Okay, all right. Great. Thanks a lot, guys. Best of luck, and we’ll stay in touch.

Speaker 2

Thank you.

Thank you.

Operator

There are no further questions at this time. I will now hand the call back to our CEO, Mr. Trepp, for his closing remarks.

Speaker 2

Thank you. I'd like to close today by recapping the many factors that give us confidence in our ability to continue to successfully navigate this extraordinary situation. Demand for small appliances in the U.S. and Canada remains strong. Our leading portfolio of iconic consumer brands ranges from value to luxury and covers over 50 categories. Our line reviews for the holiday selling season are going well, and we have maintained and gained product placements, including for many new products. We possess strong capabilities in a rapidly growing e-commerce channel. We are managing discretionary expenses and have demonstrated effective working capital management, resulting in significantly increased cash flow and reduced debt.

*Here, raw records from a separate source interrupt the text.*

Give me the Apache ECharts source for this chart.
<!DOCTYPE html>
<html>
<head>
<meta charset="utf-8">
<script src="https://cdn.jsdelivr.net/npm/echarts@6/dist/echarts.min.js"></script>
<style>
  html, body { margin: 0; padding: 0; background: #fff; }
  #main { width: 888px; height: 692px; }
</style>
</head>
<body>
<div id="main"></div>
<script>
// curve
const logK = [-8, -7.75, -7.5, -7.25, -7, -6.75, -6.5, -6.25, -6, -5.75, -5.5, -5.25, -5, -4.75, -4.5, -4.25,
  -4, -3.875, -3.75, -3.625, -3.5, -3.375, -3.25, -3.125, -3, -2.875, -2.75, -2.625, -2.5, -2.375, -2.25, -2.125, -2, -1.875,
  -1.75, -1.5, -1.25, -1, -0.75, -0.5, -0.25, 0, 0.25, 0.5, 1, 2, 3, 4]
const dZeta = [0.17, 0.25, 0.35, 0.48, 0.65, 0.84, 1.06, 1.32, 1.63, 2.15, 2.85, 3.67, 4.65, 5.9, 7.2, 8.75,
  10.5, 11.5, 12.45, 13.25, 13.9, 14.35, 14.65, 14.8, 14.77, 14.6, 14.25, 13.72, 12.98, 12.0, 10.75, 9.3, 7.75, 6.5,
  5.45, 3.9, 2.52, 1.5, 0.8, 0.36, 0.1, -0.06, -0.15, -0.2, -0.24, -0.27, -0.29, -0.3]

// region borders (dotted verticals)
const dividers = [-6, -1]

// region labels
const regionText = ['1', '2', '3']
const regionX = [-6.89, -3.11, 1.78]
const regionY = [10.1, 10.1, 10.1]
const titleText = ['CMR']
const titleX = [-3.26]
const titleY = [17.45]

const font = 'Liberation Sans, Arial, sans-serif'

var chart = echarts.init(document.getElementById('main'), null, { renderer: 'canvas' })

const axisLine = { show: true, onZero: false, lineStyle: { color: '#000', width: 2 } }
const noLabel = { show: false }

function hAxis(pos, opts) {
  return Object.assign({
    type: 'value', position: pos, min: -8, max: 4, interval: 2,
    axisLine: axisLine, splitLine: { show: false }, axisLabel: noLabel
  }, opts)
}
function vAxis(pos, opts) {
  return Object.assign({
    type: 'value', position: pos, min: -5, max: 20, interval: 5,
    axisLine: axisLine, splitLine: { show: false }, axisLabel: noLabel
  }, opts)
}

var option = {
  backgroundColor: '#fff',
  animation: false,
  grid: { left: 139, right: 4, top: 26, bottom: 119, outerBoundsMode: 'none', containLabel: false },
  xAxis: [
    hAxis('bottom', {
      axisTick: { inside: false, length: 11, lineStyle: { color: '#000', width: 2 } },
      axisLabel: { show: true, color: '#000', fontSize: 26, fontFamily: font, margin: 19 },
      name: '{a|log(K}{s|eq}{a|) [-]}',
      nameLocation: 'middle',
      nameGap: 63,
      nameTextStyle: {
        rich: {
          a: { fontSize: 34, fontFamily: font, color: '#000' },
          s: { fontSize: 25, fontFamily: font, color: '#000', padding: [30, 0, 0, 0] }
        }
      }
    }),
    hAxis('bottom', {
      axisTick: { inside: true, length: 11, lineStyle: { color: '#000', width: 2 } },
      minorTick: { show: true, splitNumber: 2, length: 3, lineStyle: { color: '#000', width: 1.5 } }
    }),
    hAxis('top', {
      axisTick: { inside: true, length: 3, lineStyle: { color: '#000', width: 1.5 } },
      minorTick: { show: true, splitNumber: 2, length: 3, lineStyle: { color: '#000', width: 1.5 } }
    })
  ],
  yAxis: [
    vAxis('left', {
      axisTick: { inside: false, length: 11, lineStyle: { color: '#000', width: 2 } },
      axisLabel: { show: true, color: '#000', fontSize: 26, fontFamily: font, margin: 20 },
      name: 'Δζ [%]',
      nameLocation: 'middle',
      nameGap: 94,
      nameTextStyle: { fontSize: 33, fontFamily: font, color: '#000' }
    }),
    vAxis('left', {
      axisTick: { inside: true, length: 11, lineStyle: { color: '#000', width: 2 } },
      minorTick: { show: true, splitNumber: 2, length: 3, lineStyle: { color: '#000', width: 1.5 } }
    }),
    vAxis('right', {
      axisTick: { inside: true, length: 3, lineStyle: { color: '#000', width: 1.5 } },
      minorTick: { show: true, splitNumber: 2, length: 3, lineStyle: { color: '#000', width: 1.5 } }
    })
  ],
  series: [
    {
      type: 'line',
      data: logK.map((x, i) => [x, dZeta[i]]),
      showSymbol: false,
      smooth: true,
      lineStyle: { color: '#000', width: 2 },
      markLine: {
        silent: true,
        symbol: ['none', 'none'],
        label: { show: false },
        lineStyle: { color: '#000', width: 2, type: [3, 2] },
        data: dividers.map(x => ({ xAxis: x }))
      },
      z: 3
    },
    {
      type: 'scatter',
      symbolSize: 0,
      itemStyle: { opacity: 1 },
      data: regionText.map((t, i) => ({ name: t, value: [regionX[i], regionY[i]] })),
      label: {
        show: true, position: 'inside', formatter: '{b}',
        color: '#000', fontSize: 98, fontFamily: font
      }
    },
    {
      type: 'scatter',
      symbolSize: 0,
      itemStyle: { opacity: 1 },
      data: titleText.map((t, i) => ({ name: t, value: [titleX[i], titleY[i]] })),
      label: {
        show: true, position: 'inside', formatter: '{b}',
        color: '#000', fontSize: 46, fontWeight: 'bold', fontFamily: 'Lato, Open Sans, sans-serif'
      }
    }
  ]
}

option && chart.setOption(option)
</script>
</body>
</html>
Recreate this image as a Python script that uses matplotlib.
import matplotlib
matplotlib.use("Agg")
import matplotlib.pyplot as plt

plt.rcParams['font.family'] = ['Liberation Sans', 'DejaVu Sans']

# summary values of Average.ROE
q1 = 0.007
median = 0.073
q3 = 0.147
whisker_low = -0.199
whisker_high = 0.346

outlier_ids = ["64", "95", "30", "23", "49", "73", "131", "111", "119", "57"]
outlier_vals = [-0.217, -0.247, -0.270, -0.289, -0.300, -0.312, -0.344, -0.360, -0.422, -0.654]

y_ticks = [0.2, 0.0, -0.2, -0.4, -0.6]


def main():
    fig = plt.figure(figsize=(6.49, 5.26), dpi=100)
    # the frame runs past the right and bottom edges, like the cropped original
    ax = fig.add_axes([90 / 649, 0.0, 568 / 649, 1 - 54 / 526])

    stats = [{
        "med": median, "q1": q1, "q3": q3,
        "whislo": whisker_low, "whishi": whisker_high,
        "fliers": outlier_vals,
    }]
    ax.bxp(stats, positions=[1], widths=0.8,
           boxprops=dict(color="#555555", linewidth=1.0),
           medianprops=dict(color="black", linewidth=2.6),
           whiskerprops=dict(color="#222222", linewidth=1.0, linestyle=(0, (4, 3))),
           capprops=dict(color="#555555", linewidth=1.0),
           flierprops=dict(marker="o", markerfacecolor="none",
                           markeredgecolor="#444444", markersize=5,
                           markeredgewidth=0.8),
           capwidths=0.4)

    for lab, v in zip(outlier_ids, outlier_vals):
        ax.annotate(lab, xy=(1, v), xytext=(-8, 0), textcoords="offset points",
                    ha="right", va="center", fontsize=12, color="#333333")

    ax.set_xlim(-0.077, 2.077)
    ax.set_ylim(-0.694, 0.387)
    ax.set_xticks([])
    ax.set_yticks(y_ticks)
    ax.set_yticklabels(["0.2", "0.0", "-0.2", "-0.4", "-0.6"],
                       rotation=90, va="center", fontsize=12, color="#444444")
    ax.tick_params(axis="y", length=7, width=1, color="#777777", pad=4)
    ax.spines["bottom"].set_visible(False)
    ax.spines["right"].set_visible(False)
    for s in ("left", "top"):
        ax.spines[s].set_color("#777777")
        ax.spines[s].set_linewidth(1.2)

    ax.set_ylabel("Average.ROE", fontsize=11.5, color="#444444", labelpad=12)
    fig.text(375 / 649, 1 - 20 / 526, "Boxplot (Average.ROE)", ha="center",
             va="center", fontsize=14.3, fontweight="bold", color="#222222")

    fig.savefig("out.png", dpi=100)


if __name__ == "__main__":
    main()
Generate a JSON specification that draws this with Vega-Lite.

Over more than a century, our company has faced and overcome many challenges. Although we have not dealt with this pandemic before, we are fortunate to have experienced leaders who have managed through challenging situations in the past, including severe economic downturns. Each challenge has made us a stronger company. We expect to emerge stronger this time as well. This crisis has clearly demonstrated the strength of our global team. We appreciate our employees' commitment to supporting our customers while also working diligently to keep themselves and others safe. We remain committed to the safety and well-being of our employees while meeting the needs of our customers and consumers as we work together to keep our organization strong and agile. Thank you again for your time on our call today.

Operator

Ladies and gentlemen, this concludes today's conference call. Thank you for participating. You may now disconnect.